- DATA SHOWN:
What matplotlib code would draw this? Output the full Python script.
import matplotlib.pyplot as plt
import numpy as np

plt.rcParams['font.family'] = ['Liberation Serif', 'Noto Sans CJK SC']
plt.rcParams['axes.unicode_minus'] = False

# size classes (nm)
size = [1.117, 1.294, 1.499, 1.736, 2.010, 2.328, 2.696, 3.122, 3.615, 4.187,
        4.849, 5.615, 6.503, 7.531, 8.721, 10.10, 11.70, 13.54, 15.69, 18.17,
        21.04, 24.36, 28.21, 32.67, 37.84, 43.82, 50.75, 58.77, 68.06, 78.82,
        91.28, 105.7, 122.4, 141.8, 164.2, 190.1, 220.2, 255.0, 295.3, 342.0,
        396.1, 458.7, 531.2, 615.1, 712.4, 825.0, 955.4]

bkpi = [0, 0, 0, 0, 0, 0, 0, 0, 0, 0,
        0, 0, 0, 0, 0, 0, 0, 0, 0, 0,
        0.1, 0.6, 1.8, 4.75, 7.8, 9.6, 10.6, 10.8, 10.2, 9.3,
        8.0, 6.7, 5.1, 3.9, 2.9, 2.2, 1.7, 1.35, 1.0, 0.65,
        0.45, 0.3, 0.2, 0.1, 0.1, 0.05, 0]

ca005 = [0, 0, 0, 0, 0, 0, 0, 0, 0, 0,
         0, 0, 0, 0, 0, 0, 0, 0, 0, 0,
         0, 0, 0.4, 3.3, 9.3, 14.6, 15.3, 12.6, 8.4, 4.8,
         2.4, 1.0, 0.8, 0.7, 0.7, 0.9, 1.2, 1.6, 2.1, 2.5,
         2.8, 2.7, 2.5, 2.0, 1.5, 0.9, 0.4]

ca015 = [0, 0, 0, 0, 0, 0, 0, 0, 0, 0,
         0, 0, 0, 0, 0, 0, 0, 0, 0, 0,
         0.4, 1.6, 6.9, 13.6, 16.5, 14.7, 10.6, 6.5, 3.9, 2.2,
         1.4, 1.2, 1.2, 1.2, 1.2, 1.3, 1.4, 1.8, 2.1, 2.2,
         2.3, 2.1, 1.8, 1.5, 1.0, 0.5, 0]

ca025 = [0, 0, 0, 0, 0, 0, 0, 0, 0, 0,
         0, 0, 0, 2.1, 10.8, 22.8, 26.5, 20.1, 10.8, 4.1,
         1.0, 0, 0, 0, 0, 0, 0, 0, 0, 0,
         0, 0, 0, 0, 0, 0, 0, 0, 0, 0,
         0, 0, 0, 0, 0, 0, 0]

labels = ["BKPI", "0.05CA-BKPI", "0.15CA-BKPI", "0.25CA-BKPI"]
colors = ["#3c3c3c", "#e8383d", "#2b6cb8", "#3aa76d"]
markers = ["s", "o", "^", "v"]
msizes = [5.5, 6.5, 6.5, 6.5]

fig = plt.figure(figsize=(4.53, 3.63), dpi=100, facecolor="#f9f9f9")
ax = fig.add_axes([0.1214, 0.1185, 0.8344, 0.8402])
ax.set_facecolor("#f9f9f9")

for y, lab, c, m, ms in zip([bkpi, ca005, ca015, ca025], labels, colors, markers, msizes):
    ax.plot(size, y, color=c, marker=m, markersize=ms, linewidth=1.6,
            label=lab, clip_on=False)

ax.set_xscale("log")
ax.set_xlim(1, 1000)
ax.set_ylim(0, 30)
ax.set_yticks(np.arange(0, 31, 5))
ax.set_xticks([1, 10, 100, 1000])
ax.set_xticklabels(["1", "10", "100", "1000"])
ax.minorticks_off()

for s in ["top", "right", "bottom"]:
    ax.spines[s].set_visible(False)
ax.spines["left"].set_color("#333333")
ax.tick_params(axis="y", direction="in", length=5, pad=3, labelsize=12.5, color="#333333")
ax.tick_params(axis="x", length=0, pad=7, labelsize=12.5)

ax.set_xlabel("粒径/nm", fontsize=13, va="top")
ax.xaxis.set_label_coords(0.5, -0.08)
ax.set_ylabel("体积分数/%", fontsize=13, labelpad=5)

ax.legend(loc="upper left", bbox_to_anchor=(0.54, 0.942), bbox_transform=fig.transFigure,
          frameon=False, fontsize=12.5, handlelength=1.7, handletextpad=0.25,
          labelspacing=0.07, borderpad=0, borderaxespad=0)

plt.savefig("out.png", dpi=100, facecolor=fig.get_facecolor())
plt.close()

- WHAT YOU HAVE TO DO:
Quote each line above in full, word for word.

- RESULT:
What matplotlib code would draw this? Output the full Python script.
import matplotlib.pyplot as plt
import numpy as np

plt.rcParams['font.family'] = ['Liberation Serif', 'Noto Sans CJK SC']
plt.rcParams['axes.unicode_minus'] = False

# size classes (nm)
size = [1.117, 1.294, 1.499, 1.736, 2.010, 2.328, 2.696, 3.122, 3.615, 4.187,
        4.849, 5.615, 6.503, 7.531, 8.721, 10.10, 11.70, 13.54, 15.69, 18.17,
        21.04, 24.36, 28.21, 32.67, 37.84, 43.82, 50.75, 58.77, 68.06, 78.82,
        91.28, 105.7, 122.4, 141.8, 164.2, 190.1, 220.2, 255.0, 295.3, 342.0,
        396.1, 458.7, 531.2, 615.1, 712.4, 825.0, 955.4]

bkpi = [0, 0, 0, 0, 0, 0, 0, 0, 0, 0,
        0, 0, 0, 0, 0, 0, 0, 0, 0, 0,
        0.1, 0.6, 1.8, 4.75, 7.8, 9.6, 10.6, 10.8, 10.2, 9.3,
        8.0, 6.7, 5.1, 3.9, 2.9, 2.2, 1.7, 1.35, 1.0, 0.65,
        0.45, 0.3, 0.2, 0.1, 0.1, 0.05, 0]

ca005 = [0, 0, 0, 0, 0, 0, 0, 0, 0, 0,
         0, 0, 0, 0, 0, 0, 0, 0, 0, 0,
         0, 0, 0.4, 3.3, 9.3, 14.6, 15.3, 12.6, 8.4, 4.8,
         2.4, 1.0, 0.8, 0.7, 0.7, 0.9, 1.2, 1.6, 2.1, 2.5,
         2.8, 2.7, 2.5, 2.0, 1.5, 0.9, 0.4]

ca015 = [0, 0, 0, 0, 0, 0, 0, 0, 0, 0,
         0, 0, 0, 0, 0, 0, 0, 0, 0, 0,
         0.4, 1.6, 6.9, 13.6, 16.5, 14.7, 10.6, 6.5, 3.9, 2.2,
         1.4, 1.2, 1.2, 1.2, 1.2, 1.3, 1.4, 1.8, 2.1, 2.2,
         2.3, 2.1, 1.8, 1.5, 1.0, 0.5, 0]

ca025 = [0, 0, 0, 0, 0, 0, 0, 0, 0, 0,
         0, 0, 0, 2.1, 10.8, 22.8, 26.5, 20.1, 10.8, 4.1,
         1.0, 0, 0, 0, 0, 0, 0, 0, 0, 0,
         0, 0, 0, 0, 0, 0, 0, 0, 0, 0,
         0, 0, 0, 0, 0, 0, 0]

labels = ["BKPI", "0.05CA-BKPI", "0.15CA-BKPI", "0.25CA-BKPI"]
colors = ["#3c3c3c", "#e8383d", "#2b6cb8", "#3aa76d"]
markers = ["s", "o", "^", "v"]
msizes = [5.5, 6.5, 6.5, 6.5]

fig = plt.figure(figsize=(4.53, 3.63), dpi=100, facecolor="#f9f9f9")
ax = fig.add_axes([0.1214, 0.1185, 0.8344, 0.8402])
ax.set_facecolor("#f9f9f9")

for y, lab, c, m, ms in zip([bkpi, ca005, ca015, ca025], labels, colors, markers, msizes):
    ax.plot(size, y, color=c, marker=m, markersize=ms, linewidth=1.6,
            label=lab, clip_on=False)

ax.set_xscale("log")
ax.set_xlim(1, 1000)
ax.set_ylim(0, 30)
ax.set_yticks(np.arange(0, 31, 5))
ax.set_xticks([1, 10, 100, 1000])
ax.set_xticklabels(["1", "10", "100", "1000"])
ax.minorticks_off()

for s in ["top", "right", "bottom"]:
    ax.spines[s].set_visible(False)
ax.spines["left"].set_color("#333333")
ax.tick_params(axis="y", direction="in", length=5, pad=3, labelsize=12.5, color="#333333")
ax.tick_params(axis="x", length=0, pad=7, labelsize=12.5)

ax.set_xlabel("粒径/nm", fontsize=13, va="top")
ax.xaxis.set_label_coords(0.5, -0.08)
ax.set_ylabel("体积分数/%", fontsize=13, labelpad=5)

ax.legend(loc="upper left", bbox_to_anchor=(0.54, 0.942), bbox_transform=fig.transFigure,
          frameon=False, fontsize=12.5, handlelength=1.7, handletextpad=0.25,
          labelspacing=0.07, borderpad=0, borderaxespad=0)

plt.savefig("out.png", dpi=100, facecolor=fig.get_facecolor())
plt.close()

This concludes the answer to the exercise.